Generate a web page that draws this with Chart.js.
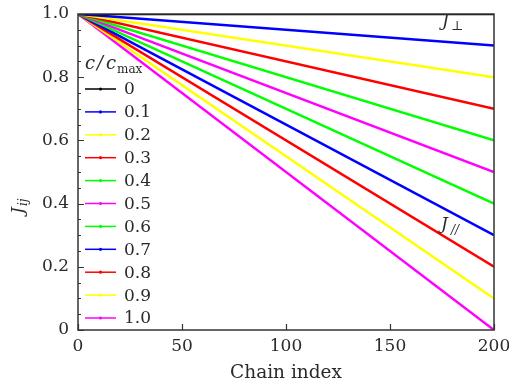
<!DOCTYPE html>
<html>
<head>
<meta charset="utf-8">
<script src="https://cdn.jsdelivr.net/npm/chart.js@4/dist/chart.umd.min.js"></script>
<style>
  html, body { margin: 0; padding: 0; background: #fff; }
  #wrap { width: 509px; height: 387px; }
</style>
</head>
<body>
<div id="wrap"><canvas id="mycanvas" width="509" height="387"></canvas></div>
<script>
// chain index at the two ends of every line
var chainIndex = [0, 200];
// c / c_max for each curve
var ratios = ["0", "0.1", "0.2", "0.3", "0.4", "0.5", "0.6", "0.7", "0.8", "0.9", "1.0"];
// J_ij at chain index 0 and 200
var jStart = [1.0, 1.0, 1.0, 1.0, 1.0, 1.0, 1.0, 1.0, 1.0, 1.0, 1.0];
var jEnd   = [1.0, 0.9, 0.8, 0.7, 0.6, 0.5, 0.4, 0.3, 0.2, 0.1, 0.0];
var colors = ["#000000", "#0000ff", "#ffff00", "#ff0000", "#00ff00", "#ff00ff",
              "#00ff00", "#0000ff", "#ff0000", "#ffff00", "#ff00ff"];
var xTicks = [0, 50, 100, 150, 200];
var yTicks = [0, 0.2, 0.4, 0.6, 0.8, 1.0];

var serif = "'DejaVu Serif', 'Liberation Serif', serif";
var ink = '#2a2a2a';

var datasets = [];
for (var i = 0; i < ratios.length; i++) {
  datasets.push({
    label: ratios[i],
    data: [{x: chainIndex[0], y: jStart[i]}, {x: chainIndex[1], y: jEnd[i]}],
    borderColor: colors[i],
    backgroundColor: colors[i],
    borderWidth: 2.5,
    pointRadius: 0,
    fill: false,
    tension: 0
  });
}

var extras = {
  id: 'extras',
  afterDatasetsDraw: function(chart) {
    var ctx = chart.ctx, a = chart.chartArea;
    var xs = chart.scales.x, ys = chart.scales.y;
    ctx.save();
    // frame
    ctx.strokeStyle = '#333';
    ctx.lineWidth = 1.5;
    ctx.strokeRect(a.left, a.top, a.right - a.left, a.bottom - a.top);
    // inward ticks
    ctx.lineWidth = 1.2;
    ctx.beginPath();
    for (var v = 0; v <= 1.0001; v += 0.05) {
      var y = Math.round(ys.getPixelForValue(v)) + 0.5;
      var major = Math.abs(v / 0.2 - Math.round(v / 0.2)) < 1e-6;
      ctx.moveTo(a.left, y);
      ctx.lineTo(a.left + (major ? 6 : 3), y);
    }
    xTicks.forEach(function(t) {
      var x = Math.round(xs.getPixelForValue(t)) + 0.5;
      ctx.moveTo(x, a.bottom);
      ctx.lineTo(x, a.bottom - 6);
    });
    ctx.stroke();

    // legend
    var lx0 = 85, lx1 = 116, ty = 89, dy = 22.9;
    ctx.fillStyle = ink;
    ctx.textBaseline = 'middle';
    ctx.textAlign = 'left';
    ctx.font = 'italic 18px ' + serif;
    ctx.fillText('c', 85, 64);
    ctx.fillText('/', 97, 64);
    ctx.fillText('c', 106, 64);
    ctx.font = '12px ' + serif;
    ctx.fillText('max', 117, 70);
    chart.data.datasets.forEach(function(ds, k) {
      var y = ty + k * dy;
      ctx.strokeStyle = ds.borderColor;
      ctx.lineWidth = 1.5;
      ctx.beginPath();
      ctx.moveTo(lx0, y);
      ctx.lineTo(lx1, y);
      ctx.stroke();
      ctx.fillStyle = ds.borderColor;
      ctx.beginPath();
      ctx.arc((lx0 + lx1) / 2, y, 1.6, 0, Math.PI * 2);
      ctx.fill();
      ctx.fillStyle = ink;
      ctx.font = '17px ' + serif;
      ctx.fillText(ds.label, 124, y + 1);
    });

    // annotations
    ctx.font = 'italic 17px ' + serif;
    ctx.fillText('J', 442, 22);
    ctx.font = '13px ' + serif;
    ctx.fillText('\u22A5', 451, 27);
    ctx.font = 'italic 17px ' + serif;
    ctx.fillText('J', 441, 225);
    ctx.font = 'italic 12px ' + serif;
    ctx.fillText('//', 451, 231);

    // y axis title
    ctx.translate(19, 205);
    ctx.rotate(-Math.PI / 2);
    ctx.font = 'italic 17px ' + serif;
    ctx.fillText('J', -9, 0);
    ctx.font = 'italic 12px ' + serif;
    ctx.fillText('ij', -1, 5);
    ctx.restore();
  }
};

var ctx = document.getElementById('mycanvas');
var LineGraph = new Chart(ctx, {
  type: 'line',
  data: { datasets: datasets },
  options: {
    animation: false,
    responsive: false,
    layout: { padding: { top: 14, right: 15, left: 0, bottom: 0 } },
    plugins: { legend: { display: false }, tooltip: { enabled: false } },
    scales: {
      x: {
        type: 'linear', min: 0, max: 200,
        afterBuildTicks: function(s) { s.ticks = xTicks.map(function(v) { return {value: v}; }); },
        afterFit: function(s) { s.height = 57; s.paddingLeft = 0; s.paddingRight = 0; },
        grid: { display: false, drawTicks: false },
        border: { display: false },
        ticks: { color: ink, font: { family: serif, size: 17 }, padding: 6, maxRotation: 0 },
        title: { display: true, text: 'Chain index', color: ink, font: { family: serif, size: 18.5 }, padding: { top: 0, bottom: 3 } }
      },
      y: {
        type: 'linear', min: 0, max: 1,
        afterBuildTicks: function(s) { s.ticks = yTicks.map(function(v) { return {value: v}; }); },
        afterFit: function(s) { s.width = 78; s.paddingTop = 0; s.paddingBottom = 0; },
        grid: { display: false, drawTicks: false },
        border: { display: false },
        ticks: {
          color: ink, font: { family: serif, size: 17 }, padding: 9,
          callback: function(v) { return v === 0 ? '0' : v.toFixed(1); }
        }
      }
    }
  },
  plugins: [extras]
});
</script>
</body>
</html>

···

**EXERCISE BRIEF:**
Restate the data above exactly, stripping out each image.

**SOLUTION:**
Generate a web page that draws this with Chart.js.
<!DOCTYPE html>
<html>
<head>
<meta charset="utf-8">
<script src="https://cdn.jsdelivr.net/npm/chart.js@4/dist/chart.umd.min.js"></script>
<style>
  html, body { margin: 0; padding: 0; background: #fff; }
  #wrap { width: 509px; height: 387px; }
</style>
</head>
<body>
<div id="wrap"><canvas id="mycanvas" width="509" height="387"></canvas></div>
<script>
// chain index at the two ends of every line
var chainIndex = [0, 200];
// c / c_max for each curve
var ratios = ["0", "0.1", "0.2", "0.3", "0.4", "0.5", "0.6", "0.7", "0.8", "0.9", "1.0"];
// J_ij at chain index 0 and 200
var jStart = [1.0, 1.0, 1.0, 1.0, 1.0, 1.0, 1.0, 1.0, 1.0, 1.0, 1.0];
var jEnd   = [1.0, 0.9, 0.8, 0.7, 0.6, 0.5, 0.4, 0.3, 0.2, 0.1, 0.0];
var colors = ["#000000", "#0000ff", "#ffff00", "#ff0000", "#00ff00", "#ff00ff",
              "#00ff00", "#0000ff", "#ff0000", "#ffff00", "#ff00ff"];
var xTicks = [0, 50, 100, 150, 200];
var yTicks = [0, 0.2, 0.4, 0.6, 0.8, 1.0];

var serif = "'DejaVu Serif', 'Liberation Serif', serif";
var ink = '#2a2a2a';

var datasets = [];
for (var i = 0; i < ratios.length; i++) {
  datasets.push({
    label: ratios[i],
    data: [{x: chainIndex[0], y: jStart[i]}, {x: chainIndex[1], y: jEnd[i]}],
    borderColor: colors[i],
    backgroundColor: colors[i],
    borderWidth: 2.5,
    pointRadius: 0,
    fill: false,
    tension: 0
  });
}

var extras = {
  id: 'extras',
  afterDatasetsDraw: function(chart) {
    var ctx = chart.ctx, a = chart.chartArea;
    var xs = chart.scales.x, ys = chart.scales.y;
    ctx.save();
    // frame
    ctx.strokeStyle = '#333';
    ctx.lineWidth = 1.5;
    ctx.strokeRect(a.left, a.top, a.right - a.left, a.bottom - a.top);
    // inward ticks
    ctx.lineWidth = 1.2;
    ctx.beginPath();
    for (var v = 0; v <= 1.0001; v += 0.05) {
      var y = Math.round(ys.getPixelForValue(v)) + 0.5;
      var major = Math.abs(v / 0.2 - Math.round(v / 0.2)) < 1e-6;
      ctx.moveTo(a.left, y);
      ctx.lineTo(a.left + (major ? 6 : 3), y);
    }
    xTicks.forEach(function(t) {
      var x = Math.round(xs.getPixelForValue(t)) + 0.5;
      ctx.moveTo(x, a.bottom);
      ctx.lineTo(x, a.bottom - 6);
    });
    ctx.stroke();

    // legend
    var lx0 = 85, lx1 = 116, ty = 89, dy = 22.9;
    ctx.fillStyle = ink;
    ctx.textBaseline = 'middle';
    ctx.textAlign = 'left';
    ctx.font = 'italic 18px ' + serif;
    ctx.fillText('c', 85, 64);
    ctx.fillText('/', 97, 64);
    ctx.fillText('c', 106, 64);
    ctx.font = '12px ' + serif;
    ctx.fillText('max', 117, 70);
    chart.data.datasets.forEach(function(ds, k) {
      var y = ty + k * dy;
      ctx.strokeStyle = ds.borderColor;
      ctx.lineWidth = 1.5;
      ctx.beginPath();
      ctx.moveTo(lx0, y);
      ctx.lineTo(lx1, y);
      ctx.stroke();
      ctx.fillStyle = ds.borderColor;
      ctx.beginPath();
      ctx.arc((lx0 + lx1) / 2, y, 1.6, 0, Math.PI * 2);
      ctx.fill();
      ctx.fillStyle = ink;
      ctx.font = '17px ' + serif;
      ctx.fillText(ds.label, 124, y + 1);
    });

    // annotations
    ctx.font = 'italic 17px ' + serif;
    ctx.fillText('J', 442, 22);
    ctx.font = '13px ' + serif;
    ctx.fillText('\u22A5', 451, 27);
    ctx.font = 'italic 17px ' + serif;
    ctx.fillText('J', 441, 225);
    ctx.font = 'italic 12px ' + serif;
    ctx.fillText('//', 451, 231);

    // y axis title
    ctx.translate(19, 205);
    ctx.rotate(-Math.PI / 2);
    ctx.font = 'italic 17px ' + serif;
    ctx.fillText('J', -9, 0);
    ctx.font = 'italic 12px ' + serif;
    ctx.fillText('ij', -1, 5);
    ctx.restore();
  }
};

var ctx = document.getElementById('mycanvas');
var LineGraph = new Chart(ctx, {
  type: 'line',
  data: { datasets: datasets },
  options: {
    animation: false,
    responsive: false,
    layout: { padding: { top: 14, right: 15, left: 0, bottom: 0 } },
    plugins: { legend: { display: false }, tooltip: { enabled: false } },
    scales: {
      x: {
        type: 'linear', min: 0, max: 200,
        afterBuildTicks: function(s) { s.ticks = xTicks.map(function(v) { return {value: v}; }); },
        afterFit: function(s) { s.height = 57; s.paddingLeft = 0; s.paddingRight = 0; },
        grid: { display: false, drawTicks: false },
        border: { display: false },
        ticks: { color: ink, font: { family: serif, size: 17 }, padding: 6, maxRotation: 0 },
        title: { display: true, text: 'Chain index', color: ink, font: { family: serif, size: 18.5 }, padding: { top: 0, bottom: 3 } }
      },
      y: {
        type: 'linear', min: 0, max: 1,
        afterBuildTicks: function(s) { s.ticks = yTicks.map(function(v) { return {value: v}; }); },
        afterFit: function(s) { s.width = 78; s.paddingTop = 0; s.paddingBottom = 0; },
        grid: { display: false, drawTicks: false },
        border: { display: false },
        ticks: {
          color: ink, font: { family: serif, size: 17 }, padding: 9,
          callback: function(v) { return v === 0 ? '0' : v.toFixed(1); }
        }
      }
    }
  },
  plugins: [extras]
});
</script>
</body>
</html>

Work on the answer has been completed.